## PROMPT
Take the lines beginning with the one that contains "Generate a Python" and ending with the one that contains "notConsider = [1, 1, 5, 3]", and set them down exactly. Omit all pictures.

## ENTRIES SHOWN
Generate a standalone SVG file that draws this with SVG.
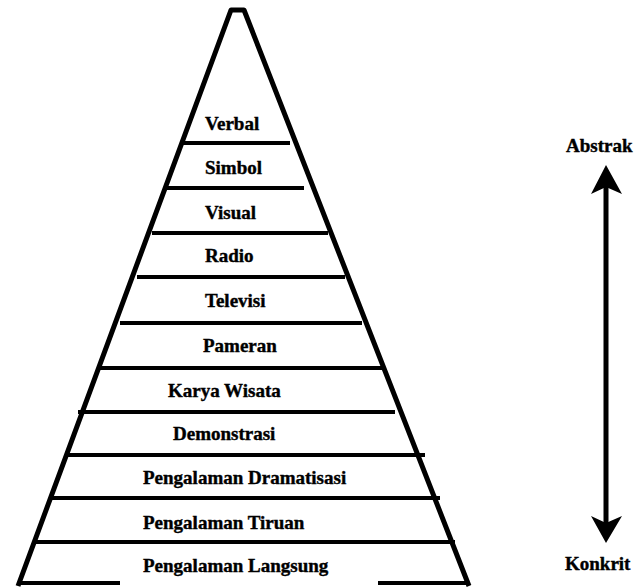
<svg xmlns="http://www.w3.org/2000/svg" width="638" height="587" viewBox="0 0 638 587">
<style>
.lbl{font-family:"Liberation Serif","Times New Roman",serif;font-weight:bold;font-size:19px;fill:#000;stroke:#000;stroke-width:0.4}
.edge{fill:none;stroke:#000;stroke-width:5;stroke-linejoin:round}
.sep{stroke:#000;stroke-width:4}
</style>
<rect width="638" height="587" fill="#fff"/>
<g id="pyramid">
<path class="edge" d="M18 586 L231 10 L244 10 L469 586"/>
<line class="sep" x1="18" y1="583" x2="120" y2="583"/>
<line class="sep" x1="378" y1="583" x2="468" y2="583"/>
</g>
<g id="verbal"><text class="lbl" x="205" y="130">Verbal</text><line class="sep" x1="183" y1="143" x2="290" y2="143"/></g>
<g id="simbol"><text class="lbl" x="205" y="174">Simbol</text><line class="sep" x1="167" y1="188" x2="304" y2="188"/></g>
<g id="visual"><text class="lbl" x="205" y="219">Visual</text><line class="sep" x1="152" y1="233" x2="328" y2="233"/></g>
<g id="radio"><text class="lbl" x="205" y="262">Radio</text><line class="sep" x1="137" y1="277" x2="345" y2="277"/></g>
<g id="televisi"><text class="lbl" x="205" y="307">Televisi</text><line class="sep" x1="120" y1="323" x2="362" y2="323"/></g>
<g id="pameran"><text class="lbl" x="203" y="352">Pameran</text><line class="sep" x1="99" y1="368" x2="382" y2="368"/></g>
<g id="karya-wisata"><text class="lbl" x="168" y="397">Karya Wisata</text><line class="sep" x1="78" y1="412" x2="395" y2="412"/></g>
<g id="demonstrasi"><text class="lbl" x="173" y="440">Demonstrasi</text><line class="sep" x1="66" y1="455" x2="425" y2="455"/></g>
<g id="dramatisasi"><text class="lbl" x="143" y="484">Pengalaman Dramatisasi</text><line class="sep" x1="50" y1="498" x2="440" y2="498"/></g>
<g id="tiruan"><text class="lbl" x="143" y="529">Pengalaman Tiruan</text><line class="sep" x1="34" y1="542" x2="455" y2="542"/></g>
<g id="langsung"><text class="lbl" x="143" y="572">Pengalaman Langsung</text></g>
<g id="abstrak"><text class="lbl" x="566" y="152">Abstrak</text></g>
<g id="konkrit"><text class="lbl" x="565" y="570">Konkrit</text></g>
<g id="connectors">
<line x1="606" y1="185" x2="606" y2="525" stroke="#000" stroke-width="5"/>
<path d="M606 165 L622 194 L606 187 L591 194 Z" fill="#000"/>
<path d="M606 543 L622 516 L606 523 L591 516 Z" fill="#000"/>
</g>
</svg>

--

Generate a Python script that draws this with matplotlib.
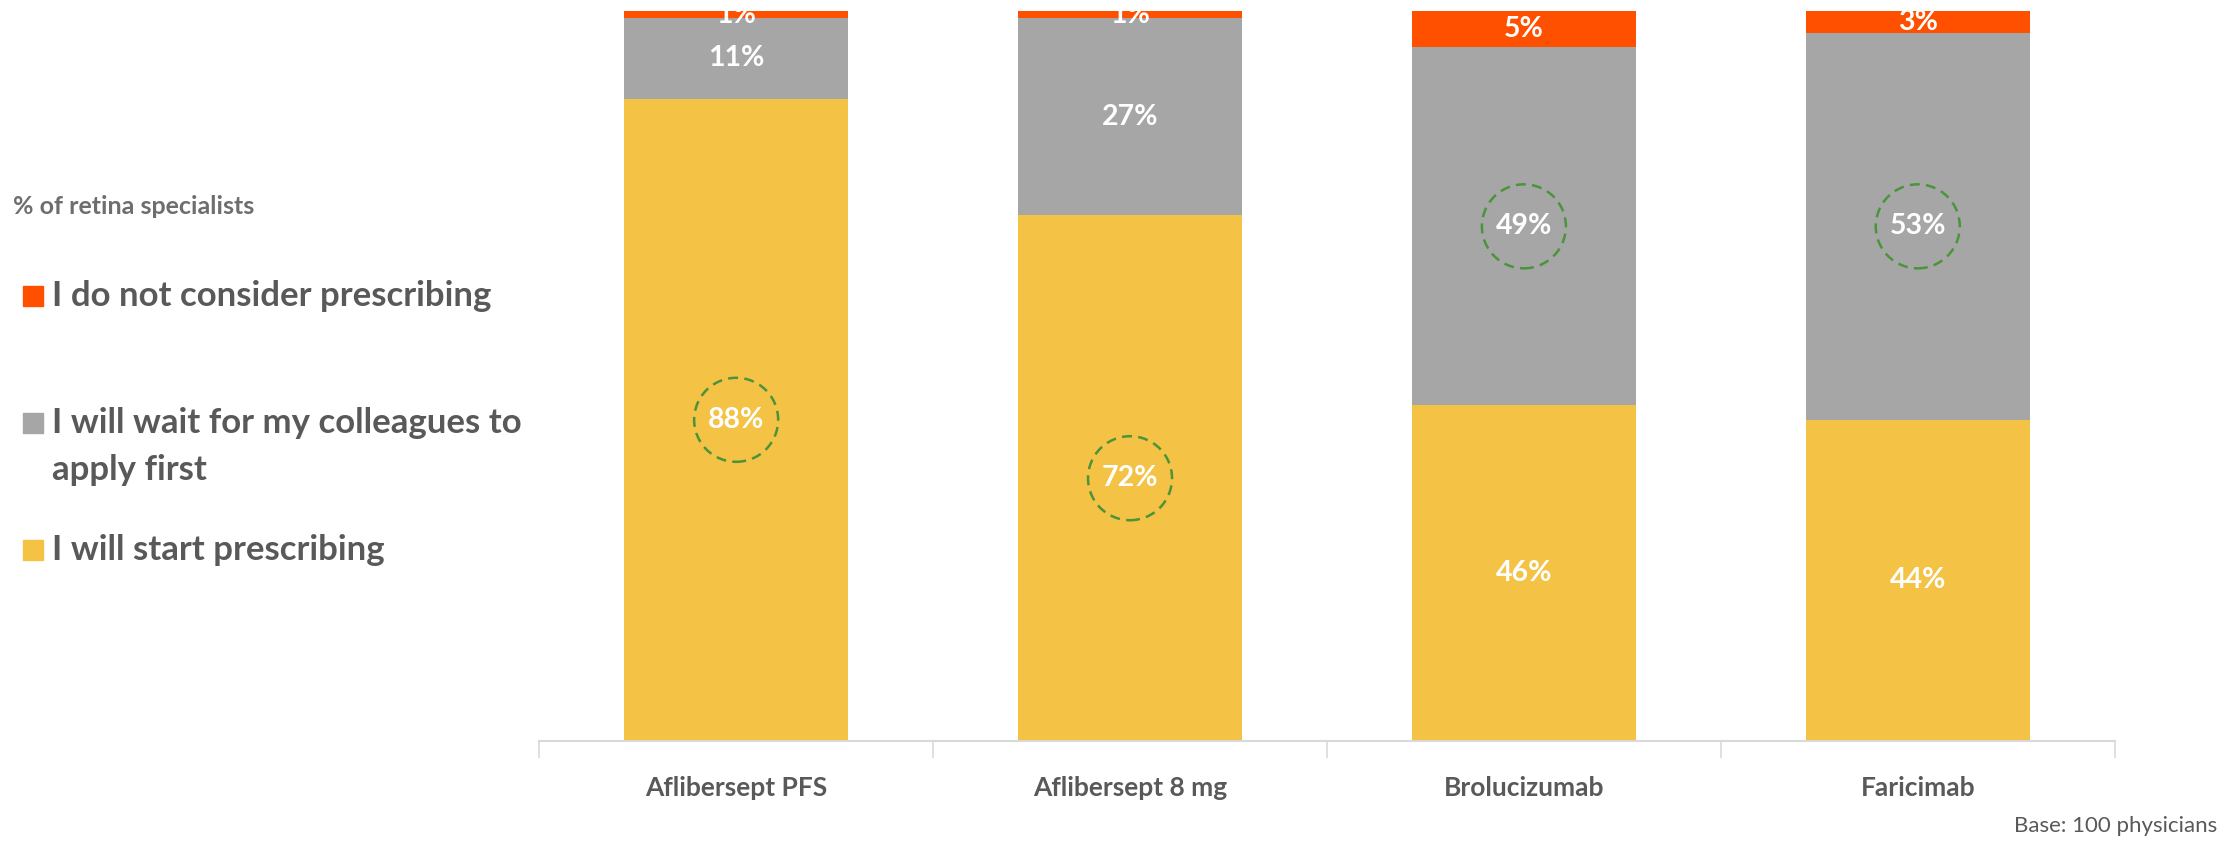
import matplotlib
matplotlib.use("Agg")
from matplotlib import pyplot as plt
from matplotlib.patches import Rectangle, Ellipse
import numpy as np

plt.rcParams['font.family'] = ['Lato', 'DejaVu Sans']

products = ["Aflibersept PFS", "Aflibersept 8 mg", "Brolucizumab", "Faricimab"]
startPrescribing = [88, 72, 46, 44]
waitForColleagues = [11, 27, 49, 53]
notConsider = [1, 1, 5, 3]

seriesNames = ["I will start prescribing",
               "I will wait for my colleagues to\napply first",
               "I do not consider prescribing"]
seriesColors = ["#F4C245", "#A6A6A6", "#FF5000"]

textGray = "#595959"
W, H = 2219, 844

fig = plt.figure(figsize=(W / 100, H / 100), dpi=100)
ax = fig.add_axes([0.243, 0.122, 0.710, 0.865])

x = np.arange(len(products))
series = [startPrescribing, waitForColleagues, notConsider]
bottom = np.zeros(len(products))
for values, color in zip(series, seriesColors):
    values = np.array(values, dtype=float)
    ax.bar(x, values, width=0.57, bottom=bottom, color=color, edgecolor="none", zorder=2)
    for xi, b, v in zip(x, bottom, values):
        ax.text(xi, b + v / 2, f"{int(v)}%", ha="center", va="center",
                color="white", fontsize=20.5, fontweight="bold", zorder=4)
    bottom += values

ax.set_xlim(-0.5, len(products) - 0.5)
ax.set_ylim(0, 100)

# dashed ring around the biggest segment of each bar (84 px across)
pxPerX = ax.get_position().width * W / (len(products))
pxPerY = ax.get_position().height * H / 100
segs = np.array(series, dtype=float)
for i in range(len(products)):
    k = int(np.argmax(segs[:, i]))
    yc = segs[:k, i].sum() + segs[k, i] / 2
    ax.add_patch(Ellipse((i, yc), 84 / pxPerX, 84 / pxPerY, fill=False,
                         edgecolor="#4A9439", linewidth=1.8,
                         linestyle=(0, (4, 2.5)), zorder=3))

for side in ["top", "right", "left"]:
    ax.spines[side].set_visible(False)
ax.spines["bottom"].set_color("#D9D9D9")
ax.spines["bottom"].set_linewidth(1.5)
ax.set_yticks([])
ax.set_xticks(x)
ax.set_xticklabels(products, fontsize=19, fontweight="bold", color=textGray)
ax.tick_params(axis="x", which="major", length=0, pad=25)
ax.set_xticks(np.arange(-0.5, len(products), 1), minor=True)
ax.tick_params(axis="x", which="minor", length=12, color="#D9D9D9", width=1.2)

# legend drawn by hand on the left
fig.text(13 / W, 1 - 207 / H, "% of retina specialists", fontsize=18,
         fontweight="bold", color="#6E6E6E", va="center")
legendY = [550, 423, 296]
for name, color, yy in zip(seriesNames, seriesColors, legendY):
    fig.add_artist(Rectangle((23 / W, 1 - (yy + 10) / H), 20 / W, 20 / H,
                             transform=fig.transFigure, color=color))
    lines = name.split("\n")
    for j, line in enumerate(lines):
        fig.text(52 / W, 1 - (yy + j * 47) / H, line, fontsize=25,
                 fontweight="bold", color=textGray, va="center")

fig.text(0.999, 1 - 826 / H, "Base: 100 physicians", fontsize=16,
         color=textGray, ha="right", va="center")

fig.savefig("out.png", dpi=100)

--

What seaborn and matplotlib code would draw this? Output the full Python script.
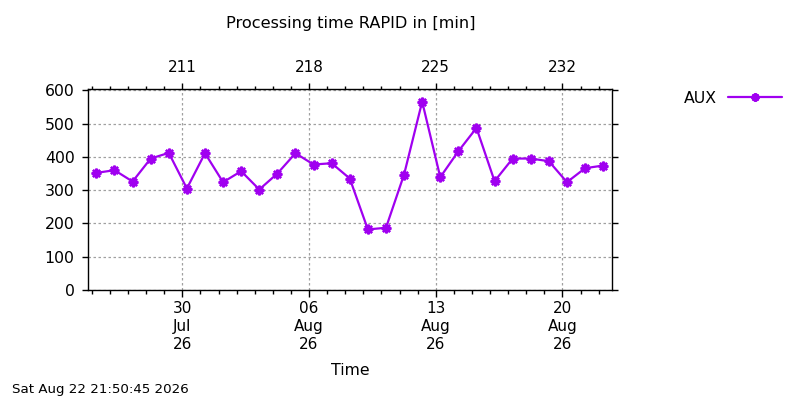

## PROBLEM SOLUTION
Generate a Python script that draws this with matplotlib.
import matplotlib
matplotlib.use("Agg")
from matplotlib import pyplot as plt
from matplotlib.patches import Rectangle, Ellipse
import numpy as np

plt.rcParams['font.family'] = ['Lato', 'DejaVu Sans']

products = ["Aflibersept PFS", "Aflibersept 8 mg", "Brolucizumab", "Faricimab"]
startPrescribing = [88, 72, 46, 44]
waitForColleagues = [11, 27, 49, 53]
notConsider = [1, 1, 5, 3]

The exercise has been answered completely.